Chadian troops clashed on Thursday with rebels from neighboring Sudan, each side claiming victory in a first direct confrontation that left aid agencies and traders fearing the worst.
In a statement broadcast on national radio, the army claimed 125 rebels and 21 soldiers were killed, 30 government troops wounded and 152 rebels taken prisoner. Several vehicles were also destroyed or captured.
“The first ground clashes have just taken place at Am-Deressa, 10km south of Am-Dam” in eastern Chad, Chadian Communications Minister Mahamat Hissene said.
“The government forces gained the upper hand and mopping up operations are continuing,” Hissene said.
Interim defense minister Adoum Younousmi spoke earlier in the day of “heavy” casualties from “fierce” combat.
Rebel alliance spokesman Adberaman Koulamallah said that fighting began at 5am, “was very violent” and “lasted for hours.”
He said that the battle “turned in our favor. Government forces are completely routed. We occupy Am-Dam. The objective is still [the capital] Ndjamena.”
Am-Dam is 110km north of Goz Beida and more than 100km south of Abeche, the two towns used as bases by most relief agencies working in eastern Chad to help 450,000 refugees and displaced people.
The UN High Commissioner for Refugees on Thursday said it had pulled all but two of 20 staff out of camps for 60,000 people because of the instability by the insurgency since it began on Monday.
The UN World Food Programme took a similar decision in the same region on Wednesday.
“All the other humanitarian agencies are going to do the same” because the situation is “too volatile and too unstable,” said Serge Male, representing the High Commissioner for Refugees in Chad.
Chad has accused Sudan of backing the rebel assault, which began with the ink barely dry on a Sunday peace pact between the fractious neighbors brokered in Doha by Qatar and Libya.
Koulamallah said on Thursday that the rebels advancing across the hot, arid south of the central African country had “more than a thousand” four-by-four vehicles, but said they had been attacked each day by helicopters and high-flying bombers.
The government has so far stated that it carried out one air attack.
The military activity — which echoes a push in February last year when rebels battled their way to the gates of the presidential palace before being beaten back — has also raised fears among Ndjamena traders.

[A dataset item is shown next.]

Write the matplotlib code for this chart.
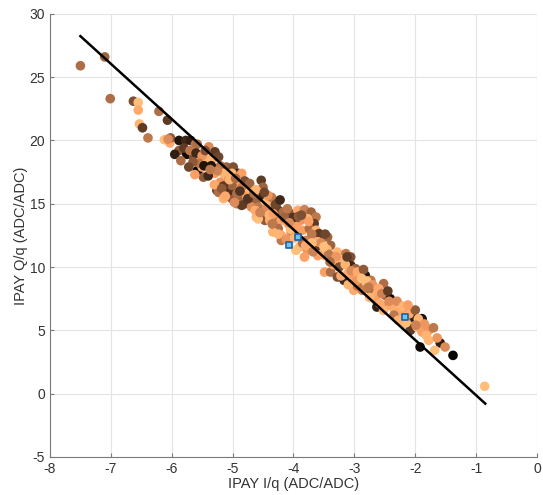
import matplotlib
matplotlib.use('Agg')
from matplotlib import pyplot as plt

plt.rcParams['font.family'] = ['Liberation Sans', 'DejaVu Sans']
plt.rcParams['axes.unicode_minus'] = False

# Puntos medidos: I/q, Q/q y valor de color (mapa copper)
pts_i = [
    -7.50, -7.10, -7.01, -6.63, -6.55, -6.55, -6.53, -6.48, -6.39, -6.21,
    -6.07, -6.12, -6.03, -6.02, -5.88, -5.77, -5.69, -5.88, -5.75, -5.64,
    -5.58, -5.61, -6.06, -5.58, -5.39, -5.29, -5.75, -5.64, -5.53, -5.42,
    -5.34, -5.23, -5.20, -5.10, -4.99, -5.57, -5.50, -5.48, -5.29, -5.15,
    -5.07, -5.20, -5.26, -5.23, -5.10, -4.99, -5.15, -5.01, -4.93, -4.91,
    -4.53, -4.50, -4.58, -4.69, -4.61, -4.50, -4.44, -4.36, -4.28, -4.74,
    -4.80, -4.69, -4.58, -4.61, -4.47, -4.39, -4.28, -4.91, -4.93, -5.04,
    -5.01, -4.85, -5.01, -4.93, -4.85, -4.77, -4.42, -4.63, -4.53, -4.36,
    -4.25, -4.17, -4.58, -4.31, -4.20, -4.04, -3.93, -3.82, -3.71, -3.63,
    -3.66, -3.77, -3.88, -3.98, -4.09, -4.25, -4.34, -4.20, -4.04, -3.85,
    -3.74, -3.63, -3.55, -3.66, -3.79, -3.90, -3.77, -3.63, -3.52, -3.96,
    -3.82, -4.20, -3.58, -3.39, -3.28, -3.14, -3.06, -3.49, -3.36, -3.20,
    -3.06, -2.98, -3.49, -3.39, -3.28, -3.17, -3.11, -3.01, -2.90, -2.82,
    -2.73, -2.84, -2.92, -2.52, -3.01, -2.87, -2.73, -2.63, -2.49, -2.41,
    -2.65, -2.63, -2.46, -2.35, -2.27, -2.16, -2.06, -1.89, -2.03, -1.78,
    -2.08, -2.52, -3.44, -3.58, -2.06, -1.89, -2.08, -1.97, -1.89, -1.78,
    -1.78, -1.59, -1.51, -1.68, -1.92, -1.38, -0.86, -2.25, -2.19,
    -5.80, -5.70, -5.60, -5.50, -5.45, -5.35, -5.25, -5.15, -5.05, -4.95,
    -5.40, -5.55, -5.65, -5.30, -4.85, -4.80, -4.70, -4.75, -4.65,
    -4.45, -4.40, -4.30, -4.15, -4.10, -4.05, -4.00, -3.95, -4.35, -4.25,
    -4.12, -3.92, -3.75, -3.70, -3.60, -3.55, -3.48, -3.45, -3.42, -3.70,
    -3.85, -3.60, -3.30, -3.35, -3.25, -3.15, -3.05, -2.95, -2.85, -2.80,
    -2.70, -2.95, -3.10, -2.60, -2.55, -2.75, -2.45, -2.40, -2.30, -2.20,
    -2.35, -2.10, -2.00, -1.95, -1.85, -2.15, -1.70,
    -5.95, -5.85, -5.72, -5.62, -5.47, -5.37, -5.18, -5.12, -4.97, -4.88,
    -4.72, -4.62, -4.55, -4.48, -4.33, -4.22, -4.07, -3.98, -3.87, -3.80,
    -3.68, -3.50, -3.40, -3.22, -3.12, -2.97, -2.88, -2.77, -2.58, -2.43,
    -2.28, -2.12, -1.99, -1.82, -1.64,
]
pts_q = [
    25.9, 26.6, 23.3, 23.1, 23.0, 22.4, 21.3, 21.0, 20.2, 22.3,
    21.6, 20.06, 19.8, 20.2, 20.0, 20.0, 20.0, 19.2, 18.9, 18.8,
    17.6, 19.7, 20.1, 19.7, 19.5, 19.1, 18.96, 18.7, 18.56, 18.5,
    18.5, 18.7, 18.0, 17.9, 17.9, 17.6, 17.9, 17.1, 17.4, 17.4,
    16.85, 16.7, 16.06, 15.9, 15.9, 15.9, 15.4, 15.4, 16.45, 17.4,
    16.85, 16.3, 15.9, 15.66, 15.27, 15.66, 15.13, 15.5, 15.0, 15.27,
    15.0, 14.74, 14.74, 13.95, 13.69, 13.69, 13.3, 15.4, 15.0, 16.06,
    17.4, 17.4, 16.45, 15.8, 14.87, 15.66, 15.66, 14.48, 14.34, 14.34,
    14.48, 14.34, 13.8, 13.69, 13.69, 14.2, 14.48, 14.53, 14.34, 13.95,
    13.43, 13.82, 13.69, 13.69, 13.43, 13.03, 12.77, 12.5, 12.77, 12.9,
    13.03, 12.9, 12.37, 12.24, 12.1, 11.58, 11.32, 11.58, 11.32, 11.32,
    10.79, 12.1, 11.71, 11.71, 11.18, 11.06, 10.79, 10.92, 10.66, 10.53,
    10.13, 9.87, 9.6, 9.6, 9.21, 8.95, 9.48, 9.21, 9.34, 9.34,
    8.95, 8.69, 8.81, 8.69, 8.16, 8.16, 8.16, 7.9, 7.76, 7.5,
    7.37, 6.84, 6.97, 6.71, 6.45, 6.58, 6.05, 5.92, 5.66, 5.13,
    5.13, 6.58, 12.37, 12.64, 6.05, 5.84, 5.0, 5.26, 4.87, 5.0,
    4.21, 4.0, 3.68, 3.42, 3.68, 3.02, 0.58, 6.45, 5.53,
    19.4, 19.2, 19.0, 18.8, 19.2, 18.0, 17.6, 16.4, 16.9, 17.0,
    17.2, 18.2, 18.3, 16.5, 16.3, 16.8, 16.0, 15.4, 15.8,
    14.6, 14.1, 14.9, 13.9, 14.6, 13.0, 13.9, 13.2, 13.4, 12.6,
    12.2, 14.0, 13.6, 12.6, 12.0, 11.9, 12.6, 11.4, 11.0, 11.9,
    11.9, 10.9, 10.8, 10.2, 10.0, 10.2, 9.7, 9.6, 9.8, 8.9,
    8.6, 8.5, 8.6, 8.3, 7.9, 7.6, 8.1, 7.0, 7.3, 6.9,
    6.2, 6.3, 6.6, 5.9, 5.5, 5.6, 5.2,
    18.9, 18.4, 17.9, 17.3, 18.0, 17.7, 16.2, 15.6, 15.1, 16.0,
    16.6, 16.1, 14.3, 15.9, 14.2, 15.3, 13.5, 12.3, 14.1, 11.7,
    11.2, 11.6, 10.4, 9.3, 10.8, 8.9, 9.1, 8.4, 7.1, 7.3,
    5.8, 7.0, 5.4, 4.6, 4.4,
]
pts_c = [
    0.55, 0.50, 0.55, 0.40, 0.95, 0.85, 0.90, 0.30, 0.60, 0.55,
    0.30, 0.95, 0.85, 0.45, 0.10, 0.20, 0.15, 0.45, 0.10, 0.50,
    0.05, 0.60, 0.70, 0.55, 0.70, 0.30, 0.05, 0.40, 0.85, 0.90,
    0.90, 0.35, 0.60, 0.50, 0.40, 0.00, 0.85, 0.45, 0.80, 0.90,
    0.70, 0.75, 0.35, 0.55, 0.10, 0.30, 0.90, 0.45, 0.85, 0.20,
    0.30, 0.50, 0.85, 0.75, 0.50, 0.20, 0.90, 0.60, 0.40, 0.40,
    0.30, 0.70, 0.60, 0.90, 0.45, 0.85, 0.55, 0.50, 0.60, 0.25,
    0.90, 0.80, 0.50, 0.55, 0.30, 0.80, 0.75, 0.85, 0.50, 0.70,
    0.30, 0.55, 0.95, 0.60, 0.80, 0.40, 0.85, 0.65, 0.50, 0.60,
    0.30, 0.90, 0.75, 0.35, 0.85, 0.55, 0.90, 0.85, 0.70, 0.80,
    0.55, 0.90, 0.50, 0.85, 0.65, 0.90, 0.75, 0.45, 0.85, 0.95,
    0.80, 0.60, 0.30, 0.50, 0.90, 0.60, 0.40, 0.85, 0.75, 0.90,
    0.20, 0.50, 0.80, 0.55, 0.40, 0.20, 0.85, 0.80, 0.70, 0.10,
    0.60, 0.85, 0.90, 0.55, 0.85, 0.65, 0.50, 0.85, 0.50, 0.05,
    0.80, 0.15, 0.70, 0.90, 0.85, 0.55, 0.30, 0.05, 0.80, 0.85,
    0.30, 0.90, 0.50, 0.30, 0.15, 0.10, 0.30, 0.90, 0.80, 0.75,
    0.90, 0.15, 0.70, 0.95, 0.05, 0.02, 0.95, 0.85, 0.90,
    0.30, 0.60, 0.20, 0.75, 0.40, 0.10, 0.65, 0.30, 0.90, 0.55,
    0.20, 0.60, 0.45, 0.85, 0.65, 0.40, 0.90, 0.25, 0.55,
    0.70, 0.90, 0.35, 0.50, 0.60, 0.95, 0.25, 0.80, 0.60, 0.90,
    0.75, 0.45, 0.80, 0.60, 0.85, 0.70, 0.35, 0.90, 0.60, 0.95,
    0.55, 0.80, 0.75, 0.85, 0.40, 0.90, 0.70, 0.85, 0.45, 0.95,
    0.75, 0.60, 0.90, 0.85, 0.65, 0.90, 0.30, 0.85, 0.70, 0.90,
    0.60, 0.85, 0.45, 0.90, 0.75, 0.95, 0.60,
    0.15, 0.55, 0.35, 0.80, 0.10, 0.60, 0.45, 0.85, 0.70, 0.25,
    0.50, 0.90, 0.65, 0.35, 0.80, 0.20, 0.70, 0.90, 0.40, 0.85,
    0.65, 0.95, 0.55, 0.85, 0.30, 0.75, 0.95, 0.60, 0.85, 0.70,
    0.90, 0.80, 0.65, 0.90, 0.75,
]

# Recta de ajuste
fit_i = [-7.50, -0.85]
fit_q = [28.24, -0.79]

# Puntos de referencia (cuadrados azules)
ref_i = [-3.92, -4.07, -2.17]
ref_q = [12.35, 11.71, 6.05]

fig = plt.figure(figsize=(5.43, 4.95), dpi=100)
ax = fig.add_axes([0.092, 0.077, 0.897, 0.895])

ax.scatter(pts_i, pts_q, c=pts_c, cmap='copper', vmin=0, vmax=1, s=48,
           edgecolors='none', zorder=2)
ax.plot(fit_i, fit_q, color='black', linewidth=1.8, zorder=3)
ax.scatter(ref_i, ref_q, marker='s', s=22, facecolors='#6cc6ee',
           edgecolors='#1f5fa8', linewidths=1.2, zorder=4)

ax.set_xlim(-8, 0)
ax.set_ylim(-5, 30)
ax.set_xticks(range(-8, 1))
ax.set_yticks(range(-5, 31, 5))
ax.grid(True, color='#e4e4e4', linewidth=0.8)
ax.set_axisbelow(True)

for side in ['top', 'right']:
    ax.spines[side].set_visible(False)
for side in ['left', 'bottom']:
    ax.spines[side].set_color('#7a7a7a')
    ax.spines[side].set_linewidth(0.8)

ax.tick_params(direction='in', length=3, color='#7a7a7a', labelcolor='#333333',
               labelsize=10)
ax.set_xlabel('IPAY I/q (ADC/ADC)', fontsize=10.5, color='#333333', labelpad=1)
ax.set_ylabel('IPAY Q/q (ADC/ADC)', fontsize=10.5, color='#333333', labelpad=1)

plt.savefig('out.png', dpi=100)
plt.close()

“Memories of what happened in February 2008 come back into my head,” said Elise Mariam, a fish seller in Ndjamena, one of thousands who fled the city then. “Since I heard that war is back, I’ve been really frightened.”
“I abandoned everything and lost it all. I don’t want to live through that again ... The international community should act fast,” he said.
“We sow injustice and we harvest war,” said civil servant Hassan Kuerge. “The international community should put pressure on Deby and his brothers [the political and armed opposition] to have them make peace.”
Chadian Interior and Public Security Minister Ahmat Mahamat Bashir has accused Sudanese President Omar al-Bashir of ordering “mercenaries” to attack Chad and vowed that the rebels would be wiped out.
Peace between Chad and Sudan is regarded as essential to any lasting settlement to a six-year-old uprising in Sudan’s western Darfur region.